Copy nothing but the text: reproduce each line of the listing exactly and leave the pictures out.

== Data block ==
▬▬▬

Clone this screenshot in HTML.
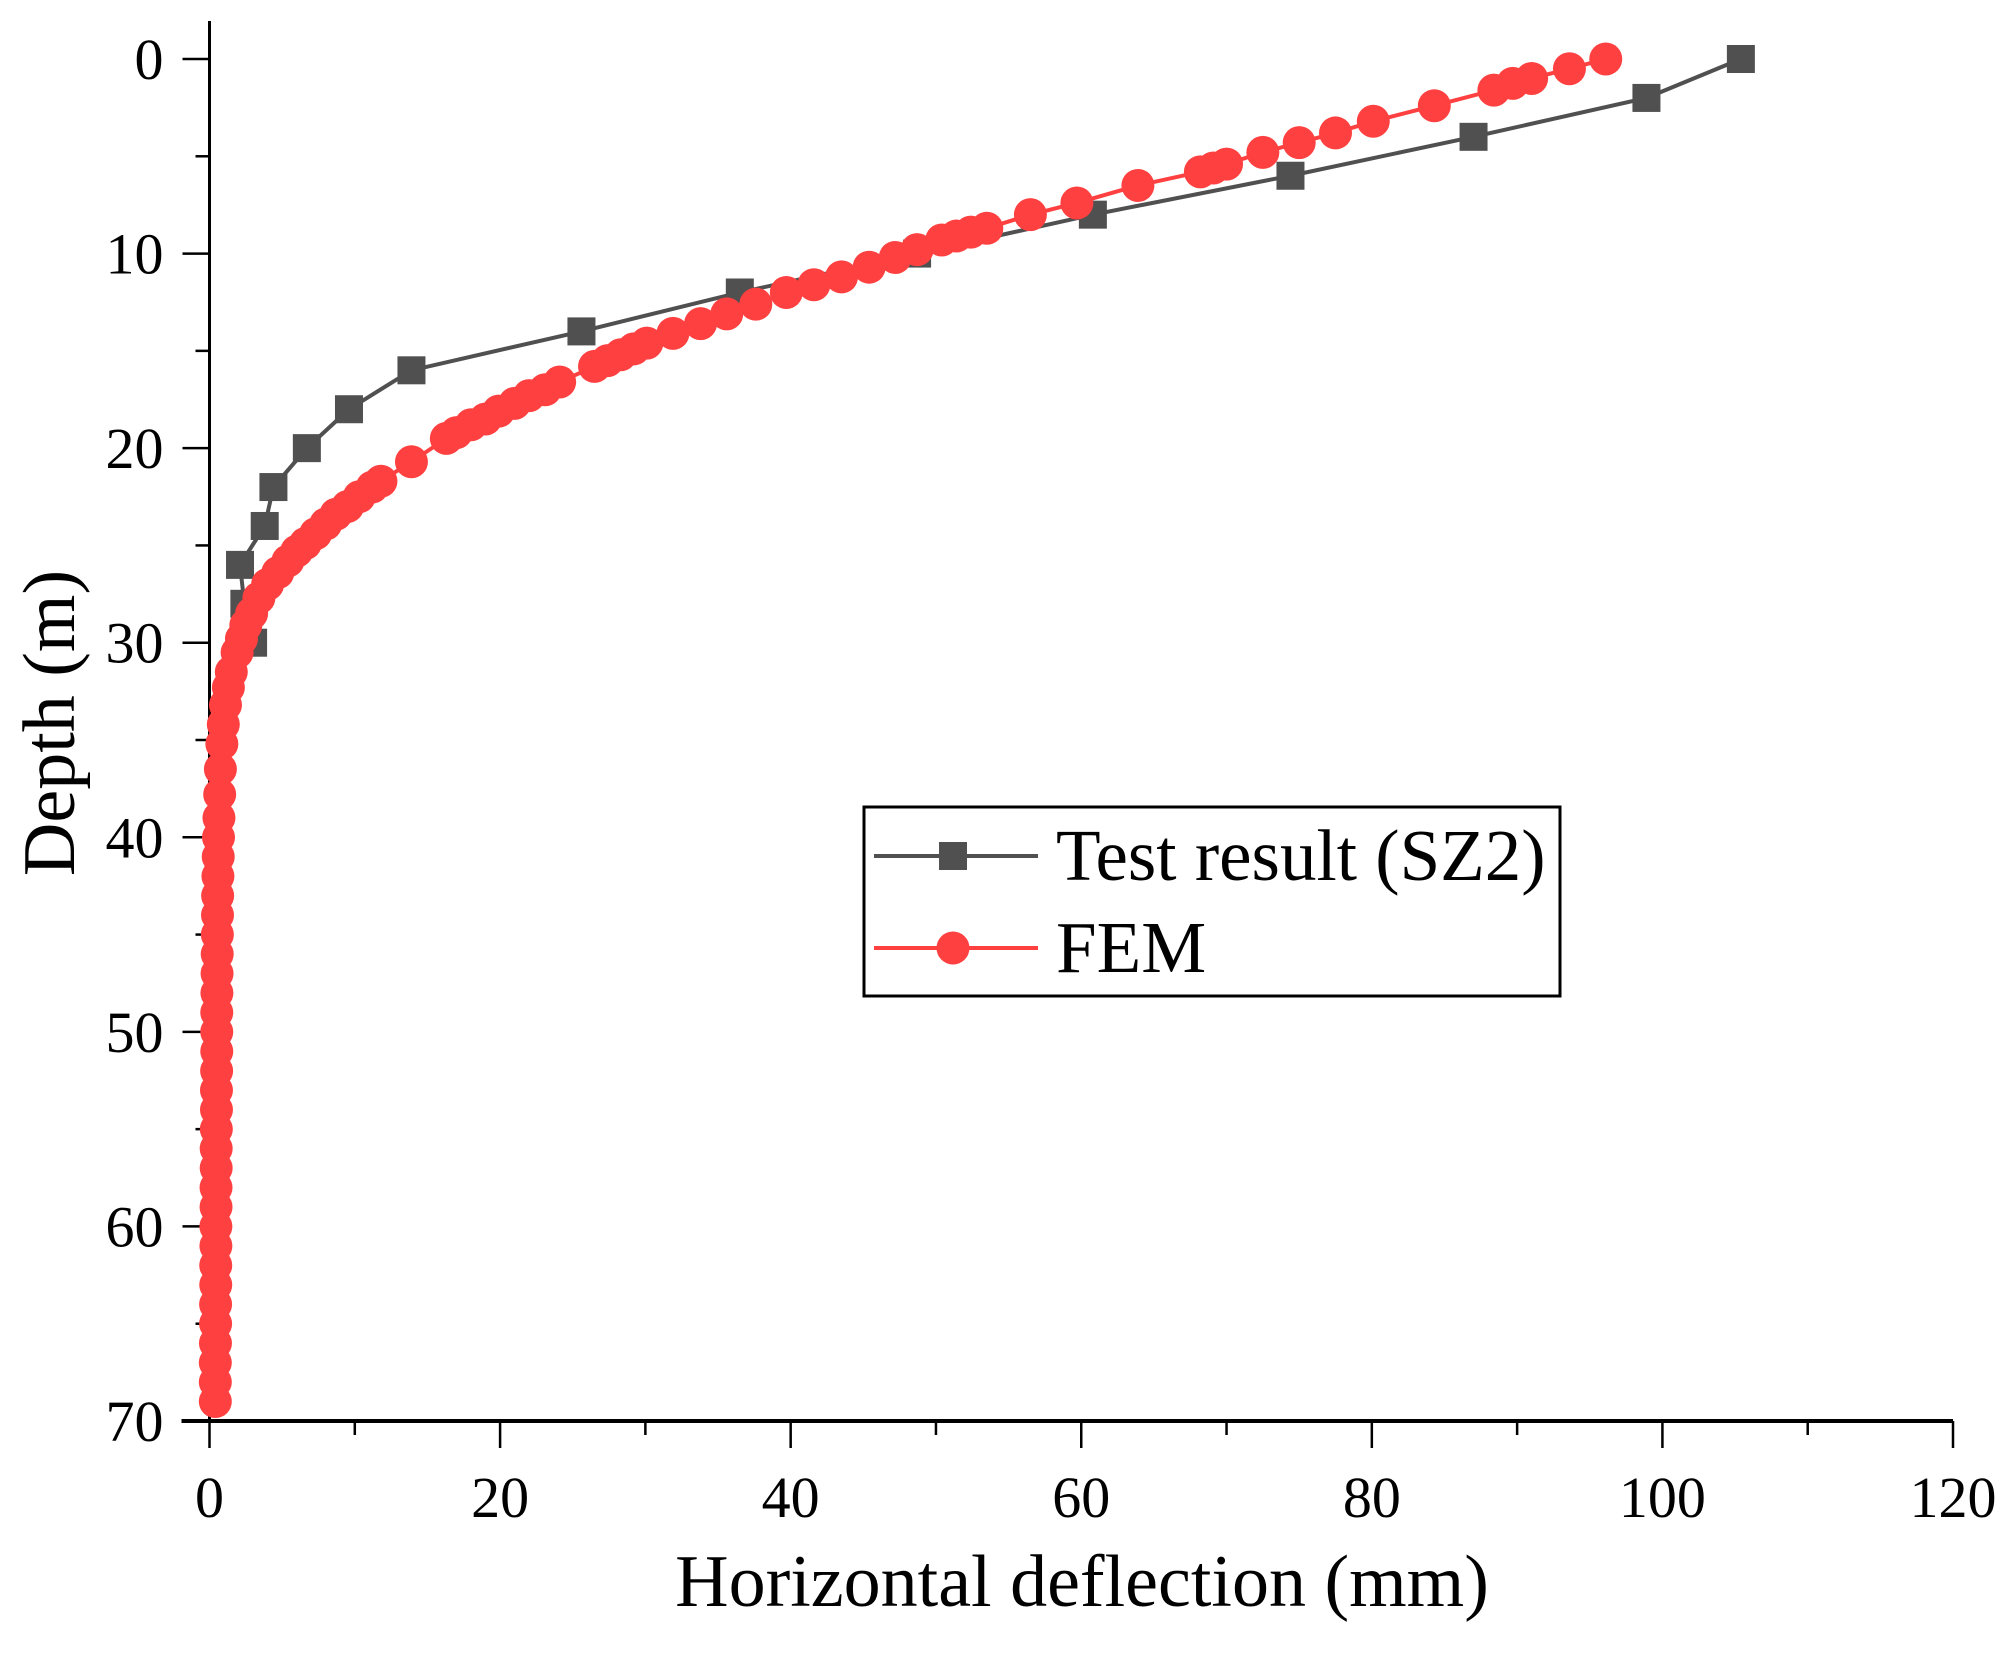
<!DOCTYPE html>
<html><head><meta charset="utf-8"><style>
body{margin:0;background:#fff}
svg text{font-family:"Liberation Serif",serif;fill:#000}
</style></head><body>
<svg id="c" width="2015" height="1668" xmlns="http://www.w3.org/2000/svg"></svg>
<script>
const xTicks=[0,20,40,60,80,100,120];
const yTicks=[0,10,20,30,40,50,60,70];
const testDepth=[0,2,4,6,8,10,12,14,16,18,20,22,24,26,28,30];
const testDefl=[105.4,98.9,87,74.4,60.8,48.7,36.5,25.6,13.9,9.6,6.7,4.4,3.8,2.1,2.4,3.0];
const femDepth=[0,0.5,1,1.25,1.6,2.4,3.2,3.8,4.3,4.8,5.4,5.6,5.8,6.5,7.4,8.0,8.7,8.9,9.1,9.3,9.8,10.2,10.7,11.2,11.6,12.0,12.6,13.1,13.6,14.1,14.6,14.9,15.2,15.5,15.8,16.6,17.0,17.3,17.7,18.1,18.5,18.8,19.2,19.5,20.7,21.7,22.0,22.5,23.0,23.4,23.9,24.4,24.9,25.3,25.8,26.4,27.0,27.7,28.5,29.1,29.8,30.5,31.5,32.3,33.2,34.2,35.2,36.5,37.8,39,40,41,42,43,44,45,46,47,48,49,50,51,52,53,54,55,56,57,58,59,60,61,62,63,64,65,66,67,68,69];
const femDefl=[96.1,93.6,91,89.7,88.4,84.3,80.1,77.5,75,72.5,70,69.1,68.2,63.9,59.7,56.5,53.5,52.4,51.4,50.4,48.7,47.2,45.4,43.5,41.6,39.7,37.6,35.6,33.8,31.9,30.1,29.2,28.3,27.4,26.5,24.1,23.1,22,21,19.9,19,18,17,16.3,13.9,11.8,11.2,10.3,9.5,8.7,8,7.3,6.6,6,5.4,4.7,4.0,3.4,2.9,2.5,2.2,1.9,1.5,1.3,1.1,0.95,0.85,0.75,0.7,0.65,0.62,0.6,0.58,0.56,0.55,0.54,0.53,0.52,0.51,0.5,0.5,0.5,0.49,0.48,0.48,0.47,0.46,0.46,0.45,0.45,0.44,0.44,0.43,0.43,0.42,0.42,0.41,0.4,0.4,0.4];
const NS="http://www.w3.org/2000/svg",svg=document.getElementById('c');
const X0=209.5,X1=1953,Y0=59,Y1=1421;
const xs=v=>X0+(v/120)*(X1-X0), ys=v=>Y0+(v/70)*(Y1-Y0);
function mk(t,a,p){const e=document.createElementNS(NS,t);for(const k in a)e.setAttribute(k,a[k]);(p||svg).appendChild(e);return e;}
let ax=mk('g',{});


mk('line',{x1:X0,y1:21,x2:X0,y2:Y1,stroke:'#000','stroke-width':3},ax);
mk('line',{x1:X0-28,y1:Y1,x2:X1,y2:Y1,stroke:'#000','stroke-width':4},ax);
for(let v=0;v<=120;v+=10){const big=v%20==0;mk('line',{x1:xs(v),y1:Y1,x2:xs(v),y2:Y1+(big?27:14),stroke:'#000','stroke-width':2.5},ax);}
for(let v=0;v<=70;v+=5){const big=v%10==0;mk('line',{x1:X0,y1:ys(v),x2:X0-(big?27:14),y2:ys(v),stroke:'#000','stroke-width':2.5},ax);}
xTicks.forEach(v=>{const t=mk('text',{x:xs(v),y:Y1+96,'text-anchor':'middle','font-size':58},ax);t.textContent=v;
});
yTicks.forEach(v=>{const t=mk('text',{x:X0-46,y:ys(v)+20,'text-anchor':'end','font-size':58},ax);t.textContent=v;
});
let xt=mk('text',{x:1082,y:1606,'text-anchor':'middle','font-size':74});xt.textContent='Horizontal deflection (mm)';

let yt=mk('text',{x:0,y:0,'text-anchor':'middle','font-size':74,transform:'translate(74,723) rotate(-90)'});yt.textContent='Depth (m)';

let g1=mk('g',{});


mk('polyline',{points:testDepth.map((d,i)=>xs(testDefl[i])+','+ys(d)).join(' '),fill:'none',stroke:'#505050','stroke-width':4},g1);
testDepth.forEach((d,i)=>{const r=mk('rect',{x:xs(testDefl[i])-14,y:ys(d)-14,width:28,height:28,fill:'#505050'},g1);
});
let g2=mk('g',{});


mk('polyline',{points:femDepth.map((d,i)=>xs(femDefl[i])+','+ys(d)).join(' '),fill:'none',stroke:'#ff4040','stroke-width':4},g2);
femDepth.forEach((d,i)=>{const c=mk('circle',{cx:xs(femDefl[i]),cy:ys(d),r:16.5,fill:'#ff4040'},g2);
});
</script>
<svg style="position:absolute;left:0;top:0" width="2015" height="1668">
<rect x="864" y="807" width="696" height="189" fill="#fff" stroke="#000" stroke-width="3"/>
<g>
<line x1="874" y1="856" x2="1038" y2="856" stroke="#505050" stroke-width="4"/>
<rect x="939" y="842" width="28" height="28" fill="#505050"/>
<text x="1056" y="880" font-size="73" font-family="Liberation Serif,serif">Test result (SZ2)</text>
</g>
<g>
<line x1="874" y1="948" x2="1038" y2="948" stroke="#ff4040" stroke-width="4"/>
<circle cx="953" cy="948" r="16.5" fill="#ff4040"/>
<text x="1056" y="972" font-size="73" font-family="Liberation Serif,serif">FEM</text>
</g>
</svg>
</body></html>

▬▬▬

== Final answer ==
Clone this screenshot in HTML.
<!DOCTYPE html>
<html><head><meta charset="utf-8"><style>
body{margin:0;background:#fff}
svg text{font-family:"Liberation Serif",serif;fill:#000}
</style></head><body>
<svg id="c" width="2015" height="1668" xmlns="http://www.w3.org/2000/svg"></svg>
<script>
const xTicks=[0,20,40,60,80,100,120];
const yTicks=[0,10,20,30,40,50,60,70];
const testDepth=[0,2,4,6,8,10,12,14,16,18,20,22,24,26,28,30];
const testDefl=[105.4,98.9,87,74.4,60.8,48.7,36.5,25.6,13.9,9.6,6.7,4.4,3.8,2.1,2.4,3.0];
const femDepth=[0,0.5,1,1.25,1.6,2.4,3.2,3.8,4.3,4.8,5.4,5.6,5.8,6.5,7.4,8.0,8.7,8.9,9.1,9.3,9.8,10.2,10.7,11.2,11.6,12.0,12.6,13.1,13.6,14.1,14.6,14.9,15.2,15.5,15.8,16.6,17.0,17.3,17.7,18.1,18.5,18.8,19.2,19.5,20.7,21.7,22.0,22.5,23.0,23.4,23.9,24.4,24.9,25.3,25.8,26.4,27.0,27.7,28.5,29.1,29.8,30.5,31.5,32.3,33.2,34.2,35.2,36.5,37.8,39,40,41,42,43,44,45,46,47,48,49,50,51,52,53,54,55,56,57,58,59,60,61,62,63,64,65,66,67,68,69];
const femDefl=[96.1,93.6,91,89.7,88.4,84.3,80.1,77.5,75,72.5,70,69.1,68.2,63.9,59.7,56.5,53.5,52.4,51.4,50.4,48.7,47.2,45.4,43.5,41.6,39.7,37.6,35.6,33.8,31.9,30.1,29.2,28.3,27.4,26.5,24.1,23.1,22,21,19.9,19,18,17,16.3,13.9,11.8,11.2,10.3,9.5,8.7,8,7.3,6.6,6,5.4,4.7,4.0,3.4,2.9,2.5,2.2,1.9,1.5,1.3,1.1,0.95,0.85,0.75,0.7,0.65,0.62,0.6,0.58,0.56,0.55,0.54,0.53,0.52,0.51,0.5,0.5,0.5,0.49,0.48,0.48,0.47,0.46,0.46,0.45,0.45,0.44,0.44,0.43,0.43,0.42,0.42,0.41,0.4,0.4,0.4];
const NS="http://www.w3.org/2000/svg",svg=document.getElementById('c');
const X0=209.5,X1=1953,Y0=59,Y1=1421;
const xs=v=>X0+(v/120)*(X1-X0), ys=v=>Y0+(v/70)*(Y1-Y0);
function mk(t,a,p){const e=document.createElementNS(NS,t);for(const k in a)e.setAttribute(k,a[k]);(p||svg).appendChild(e);return e;}
let ax=mk('g',{});


mk('line',{x1:X0,y1:21,x2:X0,y2:Y1,stroke:'#000','stroke-width':3},ax);
mk('line',{x1:X0-28,y1:Y1,x2:X1,y2:Y1,stroke:'#000','stroke-width':4},ax);
for(let v=0;v<=120;v+=10){const big=v%20==0;mk('line',{x1:xs(v),y1:Y1,x2:xs(v),y2:Y1+(big?27:14),stroke:'#000','stroke-width':2.5},ax);}
for(let v=0;v<=70;v+=5){const big=v%10==0;mk('line',{x1:X0,y1:ys(v),x2:X0-(big?27:14),y2:ys(v),stroke:'#000','stroke-width':2.5},ax);}
xTicks.forEach(v=>{const t=mk('text',{x:xs(v),y:Y1+96,'text-anchor':'middle','font-size':58},ax);t.textContent=v;
});
yTicks.forEach(v=>{const t=mk('text',{x:X0-46,y:ys(v)+20,'text-anchor':'end','font-size':58},ax);t.textContent=v;
});
let xt=mk('text',{x:1082,y:1606,'text-anchor':'middle','font-size':74});xt.textContent='Horizontal deflection (mm)';

let yt=mk('text',{x:0,y:0,'text-anchor':'middle','font-size':74,transform:'translate(74,723) rotate(-90)'});yt.textContent='Depth (m)';

let g1=mk('g',{});


mk('polyline',{points:testDepth.map((d,i)=>xs(testDefl[i])+','+ys(d)).join(' '),fill:'none',stroke:'#505050','stroke-width':4},g1);
testDepth.forEach((d,i)=>{const r=mk('rect',{x:xs(testDefl[i])-14,y:ys(d)-14,width:28,height:28,fill:'#505050'},g1);
});
let g2=mk('g',{});


mk('polyline',{points:femDepth.map((d,i)=>xs(femDefl[i])+','+ys(d)).join(' '),fill:'none',stroke:'#ff4040','stroke-width':4},g2);
femDepth.forEach((d,i)=>{const c=mk('circle',{cx:xs(femDefl[i]),cy:ys(d),r:16.5,fill:'#ff4040'},g2);
});
</script>
<svg style="position:absolute;left:0;top:0" width="2015" height="1668">
<rect x="864" y="807" width="696" height="189" fill="#fff" stroke="#000" stroke-width="3"/>
<g>
<line x1="874" y1="856" x2="1038" y2="856" stroke="#505050" stroke-width="4"/>
<rect x="939" y="842" width="28" height="28" fill="#505050"/>
<text x="1056" y="880" font-size="73" font-family="Liberation Serif,serif">Test result (SZ2)</text>
</g>
<g>
<line x1="874" y1="948" x2="1038" y2="948" stroke="#ff4040" stroke-width="4"/>
<circle cx="953" cy="948" r="16.5" fill="#ff4040"/>
<text x="1056" y="972" font-size="73" font-family="Liberation Serif,serif">FEM</text>
</g>
</svg>
</body></html>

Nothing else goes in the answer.